How to find cheap hotel deals

As Spring break approaches, some travelers are scouring the Internet for one last ski trip or a warm weather getaway to replenish vitamin D levels. I am on Maui, attending an estate planning conference held at the 5-star Grand Wailea, part of the Waldorf Astoria chain.
Room rates here begin at almost $500 a night, and for a view of something other than the parking lot, accommodations get substantially more expensive. Professional meetings tend to be designed for attendees with generous expense accounts and leisure time. Since I have neither, I am economizing by doubling up in a $440 per night room with my friend Karen Boxx, a professor at University of Washington School of Law.
By rooming together, we figured we could save enough money to ensure that we have something left for fruity drinks and a trip to the spa.

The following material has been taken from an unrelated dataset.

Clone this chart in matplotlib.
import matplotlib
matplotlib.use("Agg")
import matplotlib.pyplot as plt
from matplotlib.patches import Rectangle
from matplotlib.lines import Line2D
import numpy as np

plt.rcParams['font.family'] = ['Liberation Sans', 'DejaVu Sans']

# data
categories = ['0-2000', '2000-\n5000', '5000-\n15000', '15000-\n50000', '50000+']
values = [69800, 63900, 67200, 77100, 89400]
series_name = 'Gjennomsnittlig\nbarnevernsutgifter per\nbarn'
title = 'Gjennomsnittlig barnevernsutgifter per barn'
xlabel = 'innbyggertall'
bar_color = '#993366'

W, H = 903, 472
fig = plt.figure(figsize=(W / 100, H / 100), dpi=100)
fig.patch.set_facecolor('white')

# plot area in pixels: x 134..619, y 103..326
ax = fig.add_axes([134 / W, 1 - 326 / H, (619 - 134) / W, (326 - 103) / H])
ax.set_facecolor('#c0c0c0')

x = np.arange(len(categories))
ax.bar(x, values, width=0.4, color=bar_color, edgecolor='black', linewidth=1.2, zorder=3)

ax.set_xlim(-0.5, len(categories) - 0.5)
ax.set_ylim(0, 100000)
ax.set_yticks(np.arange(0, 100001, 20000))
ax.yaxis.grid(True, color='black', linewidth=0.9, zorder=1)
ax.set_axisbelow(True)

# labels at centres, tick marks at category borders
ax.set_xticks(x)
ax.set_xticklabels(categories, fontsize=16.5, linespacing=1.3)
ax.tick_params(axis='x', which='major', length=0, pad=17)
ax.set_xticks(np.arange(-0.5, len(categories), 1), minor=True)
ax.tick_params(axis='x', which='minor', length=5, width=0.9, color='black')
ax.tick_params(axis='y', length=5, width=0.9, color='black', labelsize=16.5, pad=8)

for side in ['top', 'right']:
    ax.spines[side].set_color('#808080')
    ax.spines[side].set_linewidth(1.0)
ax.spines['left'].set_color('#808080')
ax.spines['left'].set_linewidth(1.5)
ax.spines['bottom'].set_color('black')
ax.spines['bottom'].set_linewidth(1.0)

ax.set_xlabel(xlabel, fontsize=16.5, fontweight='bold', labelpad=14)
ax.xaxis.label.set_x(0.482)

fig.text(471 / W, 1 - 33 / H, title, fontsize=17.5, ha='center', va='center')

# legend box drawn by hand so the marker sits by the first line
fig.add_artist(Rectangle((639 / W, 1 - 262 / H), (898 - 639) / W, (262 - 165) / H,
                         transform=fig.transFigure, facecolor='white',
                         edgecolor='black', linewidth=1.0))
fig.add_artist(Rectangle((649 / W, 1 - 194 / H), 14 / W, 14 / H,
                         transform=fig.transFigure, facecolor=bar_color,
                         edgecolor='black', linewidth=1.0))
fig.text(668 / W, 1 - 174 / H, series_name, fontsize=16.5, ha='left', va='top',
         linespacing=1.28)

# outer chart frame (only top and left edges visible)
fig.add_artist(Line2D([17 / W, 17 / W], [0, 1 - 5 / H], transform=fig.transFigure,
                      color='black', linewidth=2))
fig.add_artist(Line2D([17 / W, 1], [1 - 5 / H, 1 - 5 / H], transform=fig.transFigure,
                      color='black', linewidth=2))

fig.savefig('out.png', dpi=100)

Without these perks, in our effort to economize, Boxx and I could begin to resemble a bickering old married couple by the end of the week. Even when picking up the tab ourselves, we share the belief that money spent shopping for shoes and scouring consignment stores for designer labels far outweighs the value of an ocean view or a private room.
By rooming with a colleague at a professional conference on Maui, Wendy Goffe figured she could save enough to pay for a visit to the swank hotel spa.

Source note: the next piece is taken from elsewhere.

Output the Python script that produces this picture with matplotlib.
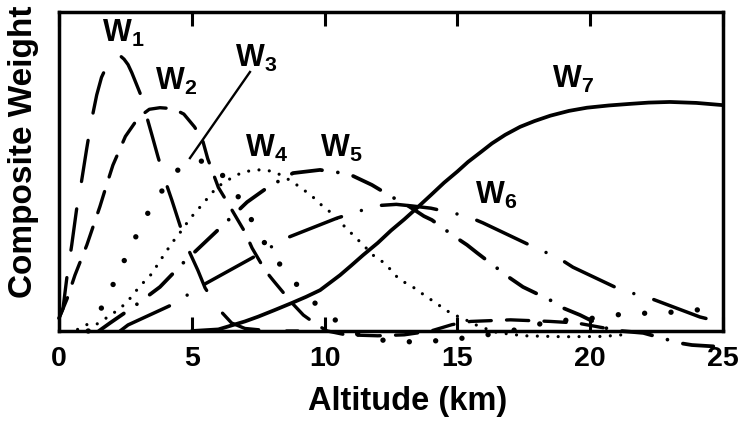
import numpy as np
import matplotlib
matplotlib.use('Agg')
import matplotlib.pyplot as plt

plt.rcParams['font.family'] = ['Liberation Sans', 'DejaVu Sans']
plt.rcParams['font.weight'] = 'bold'
plt.rcParams['mathtext.fontset'] = 'custom'
plt.rcParams['mathtext.bf'] = 'Liberation Sans:bold'
plt.rcParams['mathtext.rm'] = 'Liberation Sans:bold'
plt.rcParams['lines.scale_dashes'] = False

# composite weighting functions, altitude (km) vs relative weight
w1_x = [0.0, 0.15, 0.3, 0.48, 0.66, 0.85, 1.04, 1.2, 1.42, 1.6, 1.85, 2.0, 2.17, 2.3, 2.45, 2.6, 2.74,
        3.05, 3.5, 3.73, 3.99, 4.25, 4.56, 4.9, 5.23, 5.5, 6.0, 6.5, 7.0, 8.0, 9.0]
w1_y = [0.04, 0.07, 0.17, 0.27, 0.38, 0.47, 0.57, 0.65, 0.74, 0.795, 0.84, 0.857, 0.865, 0.863, 0.852, 0.835, 0.81,
        0.746, 0.614, 0.545, 0.473, 0.41, 0.33, 0.25, 0.19, 0.135, 0.07, 0.025, 0.008, 0.0, 0.0]

w2_x = [0.0, 0.3, 0.6, 1.05, 1.54, 1.8, 2.03, 2.5, 3.0, 3.4, 3.8, 4.3, 4.7, 5.1, 5.4,
        5.6, 6.0, 6.4, 7.0, 7.27, 7.76, 8.1, 8.77, 9.2, 9.7, 10.1, 10.8, 12.0, 13.0,
        14.0, 14.8, 15.5, 17.0, 18.5, 19.5, 20.5, 21.0]
w2_y = [0.04, 0.10, 0.175, 0.27, 0.39, 0.46, 0.52, 0.61, 0.67, 0.695, 0.70, 0.697, 0.68, 0.64, 0.60,
        0.54, 0.45, 0.395, 0.31, 0.26, 0.19, 0.155, 0.088, 0.05, 0.02, 0.0, -0.012, -0.015, -0.012,
        0.0, 0.02, 0.03, 0.035, 0.03, 0.025, 0.01, 0.0]

w3_x = [1.1, 1.81, 2.26, 2.71, 3.2, 3.77, 4.33, 4.8, 5.27, 5.8, 6.3, 6.78, 7.34, 7.87,
        8.4, 9.11, 9.94, 10.8, 11.5, 12.3, 13.5, 14.3, 15.5, 17.0, 18.5, 20.1, 21.4,
        22.4, 23.3, 24.25, 25.0]
w3_y = [0.0, 0.103, 0.188, 0.263, 0.35, 0.426, 0.495, 0.525, 0.535, 0.52, 0.475, 0.417, 0.335, 0.257,
        0.20, 0.13, 0.063, 0.01, -0.02, -0.03, -0.035, -0.03, -0.02, 0.0, 0.03, 0.04, 0.055,
        0.056, 0.06, 0.068, 0.06]

w4_x = [0.7, 1.05, 1.43, 1.84, 2.22, 2.56, 2.86, 3.2, 3.5, 3.77, 4.03, 4.25, 4.52, 4.82,
        5.08, 5.38, 5.69, 5.95, 6.25, 6.55, 6.93, 7.38, 7.79, 8.21, 8.81, 9.11, 9.49,
        9.79, 10.13, 10.58, 10.88, 11.18, 11.45, 11.82, 12.2, 12.54, 12.76, 13.06, 13.44,
        13.74, 14.08, 14.46, 14.8, 15.17, 15.8, 16.5, 17.5, 19.0, 20.5, 21.2]
w4_y = [0.005, 0.02, 0.022, 0.044, 0.066, 0.09, 0.122, 0.154, 0.18, 0.216, 0.248, 0.276, 0.304, 0.339,
        0.367, 0.395, 0.426, 0.451, 0.467, 0.483, 0.498, 0.505, 0.505, 0.495, 0.467, 0.448, 0.426,
        0.401, 0.379, 0.342, 0.317, 0.292, 0.27, 0.238, 0.216, 0.188, 0.166, 0.15, 0.132,
        0.113, 0.094, 0.072, 0.053, 0.041, 0.015, -0.005, -0.015, -0.018, -0.017, -0.012]

w5_x = [1.5, 1.92, 2.79, 3.8, 4.67, 5.9, 7.08, 7.87, 8.81, 9.83, 10.35, 10.84, 11.78,
        12.16, 12.54, 13.1, 13.74, 14.04, 14.91, 15.36, 15.74, 16.98, 17.47, 18.49, 18.98,
        19.62, 20.75, 22.0, 23.38, 23.83, 25.0]
w5_y = [0.0, 0.025, 0.075, 0.138, 0.213, 0.31, 0.404, 0.451, 0.495, 0.505, 0.498, 0.495, 0.458,
        0.439, 0.42, 0.395, 0.36, 0.348, 0.295, 0.27, 0.245, 0.166, 0.138, 0.097, 0.072,
        0.05, 0.003, -0.006, -0.038, -0.044, -0.05]

w6_x = [2.3, 2.6, 4.48, 4.93, 5.42, 7.27, 8.58, 10.47, 11.97, 12.7, 13.29, 14.0, 14.65,
        15.36, 15.96, 18.11, 18.75, 19.35, 21.0, 21.57, 22.25, 24.13, 24.62, 25.0]
w6_y = [0.0, 0.019, 0.091, 0.119, 0.144, 0.229, 0.292, 0.354, 0.393, 0.397, 0.392, 0.385, 0.373,
        0.36, 0.339, 0.254, 0.232, 0.2, 0.135, 0.119, 0.103, 0.044, 0.034, 0.03]

w7_x = [5.0, 6.0, 6.6, 7.0, 7.5, 8.1, 8.77, 9.3, 9.83, 10.58, 11.0, 11.45, 12.0, 12.5, 13.0,
        13.48, 14.0, 14.5, 15.0, 15.4, 15.9, 16.3, 16.8, 17.36, 17.9, 18.5, 19.2, 19.88,
        20.7, 21.5, 22.2, 23.0, 24.0, 25.0]
w7_y = [0.0, 0.005, 0.02, 0.03, 0.045, 0.065, 0.088, 0.107, 0.128, 0.175, 0.205, 0.238, 0.276,
        0.315, 0.35, 0.386, 0.426, 0.465, 0.50, 0.53, 0.562, 0.588, 0.615, 0.64, 0.658, 0.675,
        0.69, 0.70, 0.707, 0.712, 0.716, 0.718, 0.715, 0.708]

labels = ['1', '2', '3', '4', '5', '6', '7']
label_x = [1.62, 3.61, 6.63, 7.0, 9.83, 15.66, 18.56]
label_y = [0.906, 0.755, 0.828, 0.545, 0.545, 0.40, 0.762]

fig = plt.figure(figsize=(7.41, 4.23), dpi=100)
ax = fig.add_axes([59 / 741, 92 / 423, 664 / 741, 319 / 423])

kw = dict(color='black', clip_on=False, solid_capstyle='round', dash_capstyle='round',
          solid_joinstyle='round', dash_joinstyle='round')
ax.plot(w1_x, w1_y, lw=2.4, dashes=(30, 20), **kw)
ax.plot(w2_x, w2_y, lw=2.4, dashes=(16, 11), **kw)
ax.plot(w3_x, w3_y, lw=3.9, dashes=(0.01, 19), **kw)
ax.plot(w4_x, w4_y, lw=2.3, dashes=(0.01, 7.5), **kw)
ax.plot(w5_x, w5_y, lw=2.7, dashes=(22, 11.5, 0.01, 11.5), **kw)
ax.plot(w6_x, w6_y, lw=2.5, dashes=(40, 15, 0.01, 15), **kw)
ax.plot(w7_x, w7_y, lw=2.7, **kw)

# leader line for the W3 label
ax.plot([7.19, 4.93], [0.812, 0.542], color='black', lw=1.7)

for s, x, y in zip(labels, label_x, label_y):
    ax.text(x, y, r'$\mathbf{W_{%s}}$' % s, fontsize=22, ha='left', va='baseline')

ax.set_xlim(0, 25)
ax.set_ylim(0, 1)
ax.set_xticks([0, 5, 10, 15, 20, 25])
ax.set_yticks([])
ax.tick_params(axis='x', direction='in', length=10, width=2.2, top=True, bottom=True,
               labelsize=20.5, pad=11)
for lbl in ax.get_xticklabels():
    lbl.set_fontweight('bold')
for sp in ax.spines.values():
    sp.set_linewidth(2.5)

fig.text(408 / 741, 1 - 410 / 423, 'Altitude (km)', fontsize=23.5, fontweight='bold',
         ha='center', va='baseline')
fig.text(24 / 741, 1 - 152 / 423, 'Composite Weight', fontsize=24, fontweight='bold',
         rotation=90, ha='center', va='center')

fig.savefig('out.png', dpi=100)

Also attending is our colleague, David English, a University of Missouri Law School professor, and the gold standard of meeting frugality. He has a reputation for always finding the cheaper alternative. This time he is staying at a 3-star hotel a few miles down the road.
Finding a hotel room on any budget can be a time consuming project. Comparing advertised rates is tricky. Like airlines, which have long unbundled their fees, hotels have joined the bandwagon with costs that can quickly add hundreds of dollars to your tab.
Here are nine tips, from English and other seasoned travelers, for navigating hotel charges and finding bargains.
1. Abandon nostalgia. Forget about in-room coffee makers. Even in a 5-star hotel, you may need to pay for your morning Joe. Those cute little soaps and shampoos that everyone likes to take home are going down the drain, too. Hotels have figured out it’s cheaper to use wall dispensers.
Boxx recalls an experience at the Ritz Carlton in Washington, D.C. during the 1980s that would be hard to duplicate today. The desk clerk, who heard her sniffling the morning after she arrived, asked, “Miss Boxx, are you not feeling well?